WORK TO BE COMPLETED ▸
Omit all images, then return the remaining material exactly as it stands.

SOURCE EXCERPT ▸
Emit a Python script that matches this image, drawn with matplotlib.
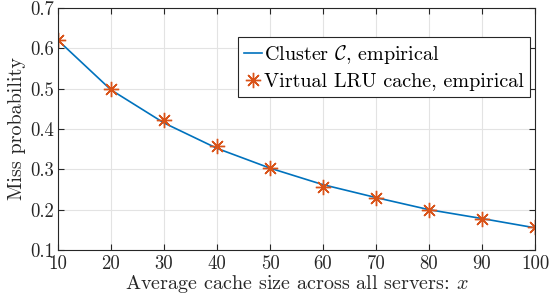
import matplotlib
matplotlib.use("Agg")
import matplotlib.pyplot as plt

# Data
cache_size = [10, 20, 30, 40, 50, 60, 70, 80, 90, 100]
cluster_miss = [0.620, 0.497, 0.415, 0.352, 0.303, 0.262, 0.230, 0.200, 0.178, 0.155]
lru_miss = [0.621, 0.499, 0.422, 0.358, 0.303, 0.257, 0.229, 0.200, 0.177, 0.157]

x_ticks = [10, 20, 30, 40, 50, 60, 70, 80, 90, 100]
y_ticks = [0.1, 0.2, 0.3, 0.4, 0.5, 0.6, 0.7]

plt.rcParams['font.family'] = 'serif'
plt.rcParams['font.serif'] = ['cmr10', 'DejaVu Serif']
plt.rcParams['mathtext.fontset'] = 'cm'
plt.rcParams['axes.formatter.use_mathtext'] = True
fs = 14.5

fig = plt.figure(figsize=(5.5, 3.02), dpi=100)
ax = fig.add_axes([58 / 550, 1 - 250 / 302, (535 - 58) / 550, (250 - 8) / 302])

ax.plot(cache_size, cluster_miss, color='#0072BD', lw=1.2,
        label=r'Cluster $\mathcal{C}$, empirical')
ax.plot(cache_size, lru_miss, linestyle='none', marker=(8, 2, 0), ms=11,
        mew=1.0, color='#D95319', label='Virtual LRU cache, empirical')

ax.set_xlim(10, 100)
ax.set_ylim(0.1, 0.7)
ax.set_xticks(x_ticks)
ax.set_yticks(y_ticks)
ax.set_xticklabels([str(t) for t in x_ticks])
ax.set_yticklabels(['%.1f' % t for t in y_ticks])
ax.grid(True, color='#e3e3e3', lw=0.8)
ax.set_axisbelow(True)
ax.tick_params(direction='in', top=True, right=True, length=4, width=0.8,
               colors='#262626', labelsize=13.5, pad=3)
ax.tick_params(axis='x', pad=4)
for s in ax.spines.values():
    s.set_color('#262626')
    s.set_linewidth(0.8)

ax.set_xlabel(r'Average cache size across all servers: $x$', fontsize=fs,
              color='#262626', labelpad=0)
ax.set_ylabel('Miss probability', fontsize=fs, color='#262626', labelpad=3)

leg = ax.legend(loc='upper right', bbox_to_anchor=(0.99, 0.88), fontsize=fs,
                fancybox=False, edgecolor='#262626', framealpha=1,
                handlelength=0.9, handletextpad=0.1, borderpad=0.3,
                labelspacing=0.35, borderaxespad=0)
leg.get_frame().set_linewidth(0.8)

fig.savefig('out.png', dpi=100)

FINAL RESULT ▸
Emit a Python script that matches this image, drawn with matplotlib.
import matplotlib
matplotlib.use("Agg")
import matplotlib.pyplot as plt

# Data
cache_size = [10, 20, 30, 40, 50, 60, 70, 80, 90, 100]
cluster_miss = [0.620, 0.497, 0.415, 0.352, 0.303, 0.262, 0.230, 0.200, 0.178, 0.155]
lru_miss = [0.621, 0.499, 0.422, 0.358, 0.303, 0.257, 0.229, 0.200, 0.177, 0.157]

x_ticks = [10, 20, 30, 40, 50, 60, 70, 80, 90, 100]
y_ticks = [0.1, 0.2, 0.3, 0.4, 0.5, 0.6, 0.7]

plt.rcParams['font.family'] = 'serif'
plt.rcParams['font.serif'] = ['cmr10', 'DejaVu Serif']
plt.rcParams['mathtext.fontset'] = 'cm'
plt.rcParams['axes.formatter.use_mathtext'] = True
fs = 14.5

fig = plt.figure(figsize=(5.5, 3.02), dpi=100)
ax = fig.add_axes([58 / 550, 1 - 250 / 302, (535 - 58) / 550, (250 - 8) / 302])

ax.plot(cache_size, cluster_miss, color='#0072BD', lw=1.2,
        label=r'Cluster $\mathcal{C}$, empirical')
ax.plot(cache_size, lru_miss, linestyle='none', marker=(8, 2, 0), ms=11,
        mew=1.0, color='#D95319', label='Virtual LRU cache, empirical')

ax.set_xlim(10, 100)
ax.set_ylim(0.1, 0.7)
ax.set_xticks(x_ticks)
ax.set_yticks(y_ticks)
ax.set_xticklabels([str(t) for t in x_ticks])
ax.set_yticklabels(['%.1f' % t for t in y_ticks])
ax.grid(True, color='#e3e3e3', lw=0.8)
ax.set_axisbelow(True)
ax.tick_params(direction='in', top=True, right=True, length=4, width=0.8,
               colors='#262626', labelsize=13.5, pad=3)
ax.tick_params(axis='x', pad=4)
for s in ax.spines.values():
    s.set_color('#262626')
    s.set_linewidth(0.8)

ax.set_xlabel(r'Average cache size across all servers: $x$', fontsize=fs,
              color='#262626', labelpad=0)
ax.set_ylabel('Miss probability', fontsize=fs, color='#262626', labelpad=3)

leg = ax.legend(loc='upper right', bbox_to_anchor=(0.99, 0.88), fontsize=fs,
                fancybox=False, edgecolor='#262626', framealpha=1,
                handlelength=0.9, handletextpad=0.1, borderpad=0.3,
                labelspacing=0.35, borderaxespad=0)
leg.get_frame().set_linewidth(0.8)

fig.savefig('out.png', dpi=100)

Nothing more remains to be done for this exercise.